#### [WHAT NEEDS TO BE DONE]
Copy out the listing that follows exactly, dropping every picture.

---

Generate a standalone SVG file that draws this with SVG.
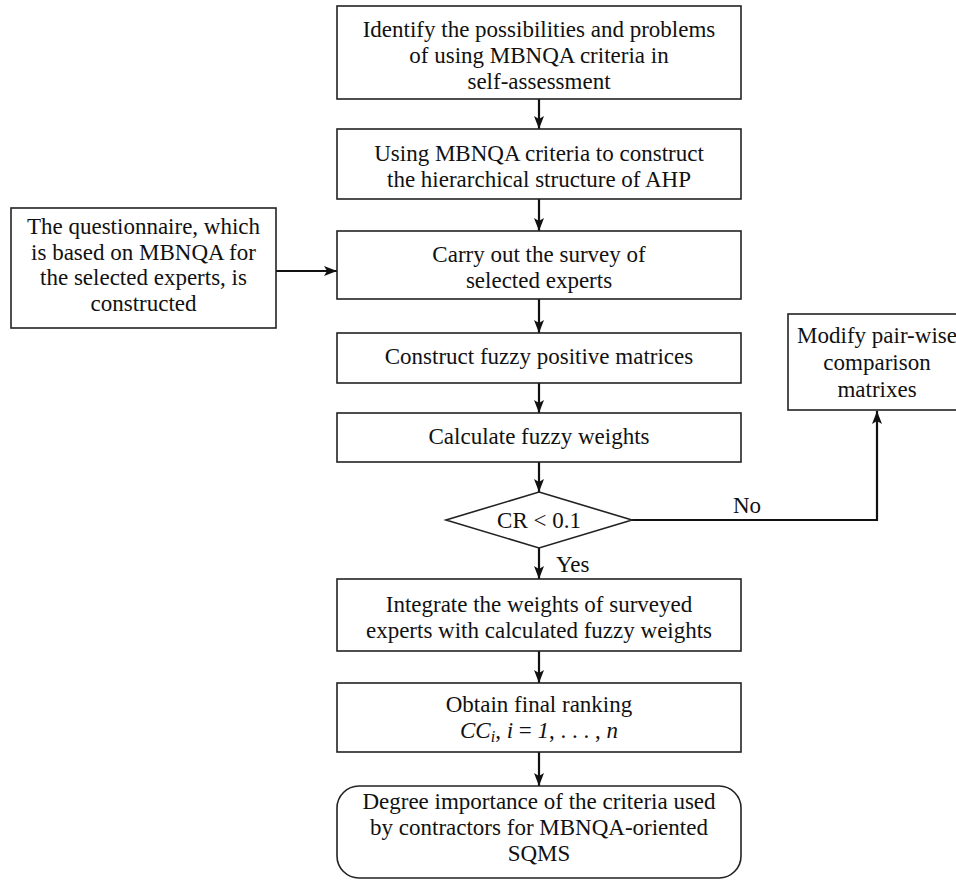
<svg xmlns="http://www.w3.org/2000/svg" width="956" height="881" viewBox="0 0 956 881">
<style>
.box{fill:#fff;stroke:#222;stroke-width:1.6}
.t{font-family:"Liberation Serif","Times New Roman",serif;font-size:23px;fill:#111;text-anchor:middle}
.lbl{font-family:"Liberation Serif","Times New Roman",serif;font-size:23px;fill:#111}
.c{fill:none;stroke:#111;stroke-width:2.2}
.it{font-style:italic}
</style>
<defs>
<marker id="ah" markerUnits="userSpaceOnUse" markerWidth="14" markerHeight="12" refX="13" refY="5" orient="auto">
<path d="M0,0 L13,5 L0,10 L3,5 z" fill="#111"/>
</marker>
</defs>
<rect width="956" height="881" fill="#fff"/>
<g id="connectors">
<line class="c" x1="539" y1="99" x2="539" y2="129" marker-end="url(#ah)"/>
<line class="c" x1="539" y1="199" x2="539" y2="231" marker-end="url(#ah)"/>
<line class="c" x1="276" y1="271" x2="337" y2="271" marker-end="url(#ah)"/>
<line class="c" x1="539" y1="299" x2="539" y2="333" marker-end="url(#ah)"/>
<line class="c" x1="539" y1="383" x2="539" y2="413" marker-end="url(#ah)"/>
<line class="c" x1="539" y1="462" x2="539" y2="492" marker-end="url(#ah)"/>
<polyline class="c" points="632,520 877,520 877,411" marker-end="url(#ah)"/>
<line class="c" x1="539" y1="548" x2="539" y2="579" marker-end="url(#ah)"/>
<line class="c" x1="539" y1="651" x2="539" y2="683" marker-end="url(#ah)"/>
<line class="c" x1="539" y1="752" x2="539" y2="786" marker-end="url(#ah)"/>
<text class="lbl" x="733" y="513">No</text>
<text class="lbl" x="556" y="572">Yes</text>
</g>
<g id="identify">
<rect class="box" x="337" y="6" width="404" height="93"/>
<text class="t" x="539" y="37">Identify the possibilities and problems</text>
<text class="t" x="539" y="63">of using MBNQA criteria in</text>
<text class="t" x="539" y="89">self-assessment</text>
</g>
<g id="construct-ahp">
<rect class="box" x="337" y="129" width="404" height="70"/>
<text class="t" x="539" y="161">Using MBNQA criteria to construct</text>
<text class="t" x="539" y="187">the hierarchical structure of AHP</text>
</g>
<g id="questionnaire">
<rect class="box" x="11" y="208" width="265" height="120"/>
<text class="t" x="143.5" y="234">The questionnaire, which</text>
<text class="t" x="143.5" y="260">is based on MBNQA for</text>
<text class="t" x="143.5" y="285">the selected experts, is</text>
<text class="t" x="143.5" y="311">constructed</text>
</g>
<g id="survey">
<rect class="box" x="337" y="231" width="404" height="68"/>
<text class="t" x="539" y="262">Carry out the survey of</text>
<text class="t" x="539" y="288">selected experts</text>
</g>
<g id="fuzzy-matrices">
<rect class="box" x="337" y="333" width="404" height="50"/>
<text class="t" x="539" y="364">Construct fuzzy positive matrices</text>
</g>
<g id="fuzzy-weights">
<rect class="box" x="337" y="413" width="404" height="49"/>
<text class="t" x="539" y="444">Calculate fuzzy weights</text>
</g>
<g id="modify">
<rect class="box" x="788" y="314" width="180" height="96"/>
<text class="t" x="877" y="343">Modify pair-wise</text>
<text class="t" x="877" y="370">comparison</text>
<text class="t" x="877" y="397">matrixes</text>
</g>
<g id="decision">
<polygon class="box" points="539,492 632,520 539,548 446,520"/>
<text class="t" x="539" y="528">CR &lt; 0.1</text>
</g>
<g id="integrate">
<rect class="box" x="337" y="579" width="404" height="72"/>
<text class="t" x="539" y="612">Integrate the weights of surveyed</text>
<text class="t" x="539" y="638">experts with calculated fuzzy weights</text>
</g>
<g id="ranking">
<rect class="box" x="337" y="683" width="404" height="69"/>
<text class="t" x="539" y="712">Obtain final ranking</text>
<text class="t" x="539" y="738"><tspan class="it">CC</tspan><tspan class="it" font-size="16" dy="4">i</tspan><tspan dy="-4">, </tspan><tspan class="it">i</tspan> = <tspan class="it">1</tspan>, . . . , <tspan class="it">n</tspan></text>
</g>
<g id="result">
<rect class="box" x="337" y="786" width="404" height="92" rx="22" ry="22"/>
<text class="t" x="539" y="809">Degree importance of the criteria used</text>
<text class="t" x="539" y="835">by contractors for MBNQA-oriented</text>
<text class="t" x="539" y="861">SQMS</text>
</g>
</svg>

---

#### [RESULT OF THIS EXERCISE]
Generate a standalone SVG file that draws this with SVG.
<svg xmlns="http://www.w3.org/2000/svg" width="956" height="881" viewBox="0 0 956 881">
<style>
.box{fill:#fff;stroke:#222;stroke-width:1.6}
.t{font-family:"Liberation Serif","Times New Roman",serif;font-size:23px;fill:#111;text-anchor:middle}
.lbl{font-family:"Liberation Serif","Times New Roman",serif;font-size:23px;fill:#111}
.c{fill:none;stroke:#111;stroke-width:2.2}
.it{font-style:italic}
</style>
<defs>
<marker id="ah" markerUnits="userSpaceOnUse" markerWidth="14" markerHeight="12" refX="13" refY="5" orient="auto">
<path d="M0,0 L13,5 L0,10 L3,5 z" fill="#111"/>
</marker>
</defs>
<rect width="956" height="881" fill="#fff"/>
<g id="connectors">
<line class="c" x1="539" y1="99" x2="539" y2="129" marker-end="url(#ah)"/>
<line class="c" x1="539" y1="199" x2="539" y2="231" marker-end="url(#ah)"/>
<line class="c" x1="276" y1="271" x2="337" y2="271" marker-end="url(#ah)"/>
<line class="c" x1="539" y1="299" x2="539" y2="333" marker-end="url(#ah)"/>
<line class="c" x1="539" y1="383" x2="539" y2="413" marker-end="url(#ah)"/>
<line class="c" x1="539" y1="462" x2="539" y2="492" marker-end="url(#ah)"/>
<polyline class="c" points="632,520 877,520 877,411" marker-end="url(#ah)"/>
<line class="c" x1="539" y1="548" x2="539" y2="579" marker-end="url(#ah)"/>
<line class="c" x1="539" y1="651" x2="539" y2="683" marker-end="url(#ah)"/>
<line class="c" x1="539" y1="752" x2="539" y2="786" marker-end="url(#ah)"/>
<text class="lbl" x="733" y="513">No</text>
<text class="lbl" x="556" y="572">Yes</text>
</g>
<g id="identify">
<rect class="box" x="337" y="6" width="404" height="93"/>
<text class="t" x="539" y="37">Identify the possibilities and problems</text>
<text class="t" x="539" y="63">of using MBNQA criteria in</text>
<text class="t" x="539" y="89">self-assessment</text>
</g>
<g id="construct-ahp">
<rect class="box" x="337" y="129" width="404" height="70"/>
<text class="t" x="539" y="161">Using MBNQA criteria to construct</text>
<text class="t" x="539" y="187">the hierarchical structure of AHP</text>
</g>
<g id="questionnaire">
<rect class="box" x="11" y="208" width="265" height="120"/>
<text class="t" x="143.5" y="234">The questionnaire, which</text>
<text class="t" x="143.5" y="260">is based on MBNQA for</text>
<text class="t" x="143.5" y="285">the selected experts, is</text>
<text class="t" x="143.5" y="311">constructed</text>
</g>
<g id="survey">
<rect class="box" x="337" y="231" width="404" height="68"/>
<text class="t" x="539" y="262">Carry out the survey of</text>
<text class="t" x="539" y="288">selected experts</text>
</g>
<g id="fuzzy-matrices">
<rect class="box" x="337" y="333" width="404" height="50"/>
<text class="t" x="539" y="364">Construct fuzzy positive matrices</text>
</g>
<g id="fuzzy-weights">
<rect class="box" x="337" y="413" width="404" height="49"/>
<text class="t" x="539" y="444">Calculate fuzzy weights</text>
</g>
<g id="modify">
<rect class="box" x="788" y="314" width="180" height="96"/>
<text class="t" x="877" y="343">Modify pair-wise</text>
<text class="t" x="877" y="370">comparison</text>
<text class="t" x="877" y="397">matrixes</text>
</g>
<g id="decision">
<polygon class="box" points="539,492 632,520 539,548 446,520"/>
<text class="t" x="539" y="528">CR &lt; 0.1</text>
</g>
<g id="integrate">
<rect class="box" x="337" y="579" width="404" height="72"/>
<text class="t" x="539" y="612">Integrate the weights of surveyed</text>
<text class="t" x="539" y="638">experts with calculated fuzzy weights</text>
</g>
<g id="ranking">
<rect class="box" x="337" y="683" width="404" height="69"/>
<text class="t" x="539" y="712">Obtain final ranking</text>
<text class="t" x="539" y="738"><tspan class="it">CC</tspan><tspan class="it" font-size="16" dy="4">i</tspan><tspan dy="-4">, </tspan><tspan class="it">i</tspan> = <tspan class="it">1</tspan>, . . . , <tspan class="it">n</tspan></text>
</g>
<g id="result">
<rect class="box" x="337" y="786" width="404" height="92" rx="22" ry="22"/>
<text class="t" x="539" y="809">Degree importance of the criteria used</text>
<text class="t" x="539" y="835">by contractors for MBNQA-oriented</text>
<text class="t" x="539" y="861">SQMS</text>
</g>
</svg>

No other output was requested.